• _Objective_:
All of the material should be reproduced exactly, with pictures left out.

• _Data excerpt_:
>>>>>

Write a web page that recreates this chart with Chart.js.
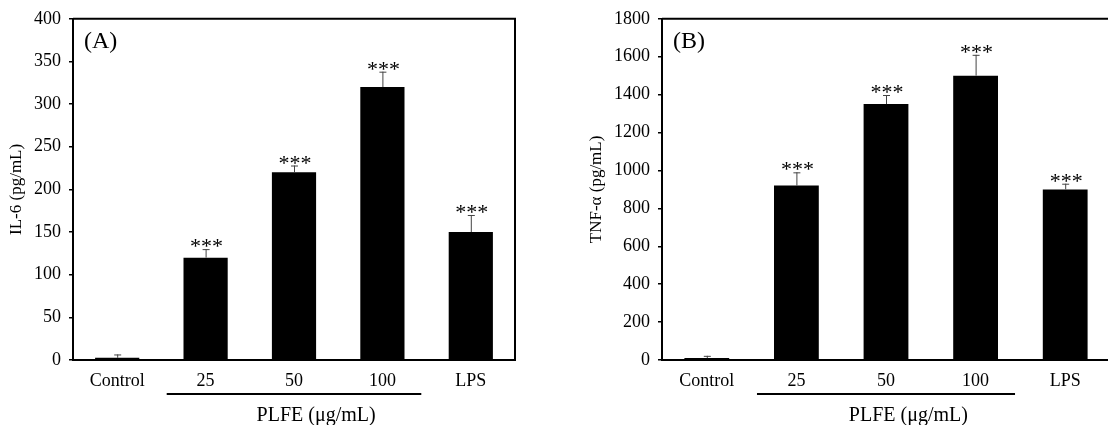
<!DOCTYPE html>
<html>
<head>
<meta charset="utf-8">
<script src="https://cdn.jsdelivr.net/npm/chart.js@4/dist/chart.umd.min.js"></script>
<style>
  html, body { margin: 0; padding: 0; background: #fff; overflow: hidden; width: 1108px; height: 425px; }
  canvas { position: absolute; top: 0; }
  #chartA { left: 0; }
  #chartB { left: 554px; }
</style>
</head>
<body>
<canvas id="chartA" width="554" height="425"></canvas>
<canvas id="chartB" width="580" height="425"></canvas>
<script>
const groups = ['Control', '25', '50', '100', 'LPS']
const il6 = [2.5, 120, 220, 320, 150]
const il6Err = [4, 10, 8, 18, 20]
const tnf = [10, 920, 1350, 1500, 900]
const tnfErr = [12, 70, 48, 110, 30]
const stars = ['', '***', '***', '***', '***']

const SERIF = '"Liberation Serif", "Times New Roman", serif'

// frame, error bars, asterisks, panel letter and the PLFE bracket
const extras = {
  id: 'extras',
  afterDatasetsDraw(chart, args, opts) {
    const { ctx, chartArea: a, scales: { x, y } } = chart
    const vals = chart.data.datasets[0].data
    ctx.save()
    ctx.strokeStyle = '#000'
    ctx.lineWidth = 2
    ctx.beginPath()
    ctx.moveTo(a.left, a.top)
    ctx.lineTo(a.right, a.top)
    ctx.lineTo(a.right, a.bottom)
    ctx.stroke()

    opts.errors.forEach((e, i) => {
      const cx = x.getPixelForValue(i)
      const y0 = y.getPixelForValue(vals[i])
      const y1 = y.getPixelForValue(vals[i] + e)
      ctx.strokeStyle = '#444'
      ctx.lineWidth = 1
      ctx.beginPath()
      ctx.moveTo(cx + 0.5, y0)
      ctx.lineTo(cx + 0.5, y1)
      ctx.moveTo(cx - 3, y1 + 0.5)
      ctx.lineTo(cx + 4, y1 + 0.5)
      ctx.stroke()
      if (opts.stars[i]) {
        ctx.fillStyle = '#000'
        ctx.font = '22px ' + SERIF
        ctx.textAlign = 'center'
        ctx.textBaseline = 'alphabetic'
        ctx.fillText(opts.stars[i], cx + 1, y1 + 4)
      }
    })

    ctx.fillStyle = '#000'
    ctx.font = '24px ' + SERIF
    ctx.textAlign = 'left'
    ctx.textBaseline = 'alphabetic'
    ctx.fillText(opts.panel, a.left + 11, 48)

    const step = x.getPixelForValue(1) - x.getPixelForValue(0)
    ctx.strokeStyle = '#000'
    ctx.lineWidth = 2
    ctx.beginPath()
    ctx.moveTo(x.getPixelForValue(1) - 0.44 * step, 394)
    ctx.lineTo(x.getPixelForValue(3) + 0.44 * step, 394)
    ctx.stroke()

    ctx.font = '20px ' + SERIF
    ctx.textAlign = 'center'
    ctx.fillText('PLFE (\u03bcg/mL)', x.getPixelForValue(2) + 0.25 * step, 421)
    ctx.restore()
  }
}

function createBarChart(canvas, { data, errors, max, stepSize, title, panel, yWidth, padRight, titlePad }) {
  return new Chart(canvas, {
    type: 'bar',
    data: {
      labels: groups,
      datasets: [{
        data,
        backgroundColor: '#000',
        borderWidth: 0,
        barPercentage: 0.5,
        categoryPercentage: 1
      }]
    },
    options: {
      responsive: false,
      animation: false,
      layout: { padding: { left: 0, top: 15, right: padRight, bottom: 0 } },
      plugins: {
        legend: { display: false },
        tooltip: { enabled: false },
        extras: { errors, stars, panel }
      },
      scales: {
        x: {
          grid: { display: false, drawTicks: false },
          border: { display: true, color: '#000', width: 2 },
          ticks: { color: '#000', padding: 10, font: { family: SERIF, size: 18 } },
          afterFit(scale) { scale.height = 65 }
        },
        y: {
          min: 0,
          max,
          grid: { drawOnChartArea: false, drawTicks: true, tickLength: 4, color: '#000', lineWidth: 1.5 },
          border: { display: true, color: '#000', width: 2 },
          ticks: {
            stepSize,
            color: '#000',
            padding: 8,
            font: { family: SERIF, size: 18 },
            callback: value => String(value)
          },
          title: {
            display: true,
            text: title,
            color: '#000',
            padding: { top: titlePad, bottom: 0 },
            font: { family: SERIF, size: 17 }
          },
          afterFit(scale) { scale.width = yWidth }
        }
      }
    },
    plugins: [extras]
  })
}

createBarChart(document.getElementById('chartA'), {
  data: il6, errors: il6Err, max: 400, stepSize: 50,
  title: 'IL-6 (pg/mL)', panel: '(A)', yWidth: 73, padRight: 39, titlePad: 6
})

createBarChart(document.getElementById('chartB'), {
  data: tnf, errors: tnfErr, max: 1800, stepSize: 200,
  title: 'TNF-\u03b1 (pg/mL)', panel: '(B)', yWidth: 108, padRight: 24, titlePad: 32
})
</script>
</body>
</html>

<<<<<

• _Solution below_:
Write a web page that recreates this chart with Chart.js.
<!DOCTYPE html>
<html>
<head>
<meta charset="utf-8">
<script src="https://cdn.jsdelivr.net/npm/chart.js@4/dist/chart.umd.min.js"></script>
<style>
  html, body { margin: 0; padding: 0; background: #fff; overflow: hidden; width: 1108px; height: 425px; }
  canvas { position: absolute; top: 0; }
  #chartA { left: 0; }
  #chartB { left: 554px; }
</style>
</head>
<body>
<canvas id="chartA" width="554" height="425"></canvas>
<canvas id="chartB" width="580" height="425"></canvas>
<script>
const groups = ['Control', '25', '50', '100', 'LPS']
const il6 = [2.5, 120, 220, 320, 150]
const il6Err = [4, 10, 8, 18, 20]
const tnf = [10, 920, 1350, 1500, 900]
const tnfErr = [12, 70, 48, 110, 30]
const stars = ['', '***', '***', '***', '***']

const SERIF = '"Liberation Serif", "Times New Roman", serif'

// frame, error bars, asterisks, panel letter and the PLFE bracket
const extras = {
  id: 'extras',
  afterDatasetsDraw(chart, args, opts) {
    const { ctx, chartArea: a, scales: { x, y } } = chart
    const vals = chart.data.datasets[0].data
    ctx.save()
    ctx.strokeStyle = '#000'
    ctx.lineWidth = 2
    ctx.beginPath()
    ctx.moveTo(a.left, a.top)
    ctx.lineTo(a.right, a.top)
    ctx.lineTo(a.right, a.bottom)
    ctx.stroke()

    opts.errors.forEach((e, i) => {
      const cx = x.getPixelForValue(i)
      const y0 = y.getPixelForValue(vals[i])
      const y1 = y.getPixelForValue(vals[i] + e)
      ctx.strokeStyle = '#444'
      ctx.lineWidth = 1
      ctx.beginPath()
      ctx.moveTo(cx + 0.5, y0)
      ctx.lineTo(cx + 0.5, y1)
      ctx.moveTo(cx - 3, y1 + 0.5)
      ctx.lineTo(cx + 4, y1 + 0.5)
      ctx.stroke()
      if (opts.stars[i]) {
        ctx.fillStyle = '#000'
        ctx.font = '22px ' + SERIF
        ctx.textAlign = 'center'
        ctx.textBaseline = 'alphabetic'
        ctx.fillText(opts.stars[i], cx + 1, y1 + 4)
      }
    })

    ctx.fillStyle = '#000'
    ctx.font = '24px ' + SERIF
    ctx.textAlign = 'left'
    ctx.textBaseline = 'alphabetic'
    ctx.fillText(opts.panel, a.left + 11, 48)

    const step = x.getPixelForValue(1) - x.getPixelForValue(0)
    ctx.strokeStyle = '#000'
    ctx.lineWidth = 2
    ctx.beginPath()
    ctx.moveTo(x.getPixelForValue(1) - 0.44 * step, 394)
    ctx.lineTo(x.getPixelForValue(3) + 0.44 * step, 394)
    ctx.stroke()

    ctx.font = '20px ' + SERIF
    ctx.textAlign = 'center'
    ctx.fillText('PLFE (\u03bcg/mL)', x.getPixelForValue(2) + 0.25 * step, 421)
    ctx.restore()
  }
}

function createBarChart(canvas, { data, errors, max, stepSize, title, panel, yWidth, padRight, titlePad }) {
  return new Chart(canvas, {
    type: 'bar',
    data: {
      labels: groups,
      datasets: [{
        data,
        backgroundColor: '#000',
        borderWidth: 0,
        barPercentage: 0.5,
        categoryPercentage: 1
      }]
    },
    options: {
      responsive: false,
      animation: false,
      layout: { padding: { left: 0, top: 15, right: padRight, bottom: 0 } },
      plugins: {
        legend: { display: false },
        tooltip: { enabled: false },
        extras: { errors, stars, panel }
      },
      scales: {
        x: {
          grid: { display: false, drawTicks: false },
          border: { display: true, color: '#000', width: 2 },
          ticks: { color: '#000', padding: 10, font: { family: SERIF, size: 18 } },
          afterFit(scale) { scale.height = 65 }
        },
        y: {
          min: 0,
          max,
          grid: { drawOnChartArea: false, drawTicks: true, tickLength: 4, color: '#000', lineWidth: 1.5 },
          border: { display: true, color: '#000', width: 2 },
          ticks: {
            stepSize,
            color: '#000',
            padding: 8,
            font: { family: SERIF, size: 18 },
            callback: value => String(value)
          },
          title: {
            display: true,
            text: title,
            color: '#000',
            padding: { top: titlePad, bottom: 0 },
            font: { family: SERIF, size: 17 }
          },
          afterFit(scale) { scale.width = yWidth }
        }
      }
    },
    plugins: [extras]
  })
}

createBarChart(document.getElementById('chartA'), {
  data: il6, errors: il6Err, max: 400, stepSize: 50,
  title: 'IL-6 (pg/mL)', panel: '(A)', yWidth: 73, padRight: 39, titlePad: 6
})

createBarChart(document.getElementById('chartB'), {
  data: tnf, errors: tnfErr, max: 1800, stepSize: 200,
  title: 'TNF-\u03b1 (pg/mL)', panel: '(B)', yWidth: 108, padRight: 24, titlePad: 32
})
</script>
</body>
</html>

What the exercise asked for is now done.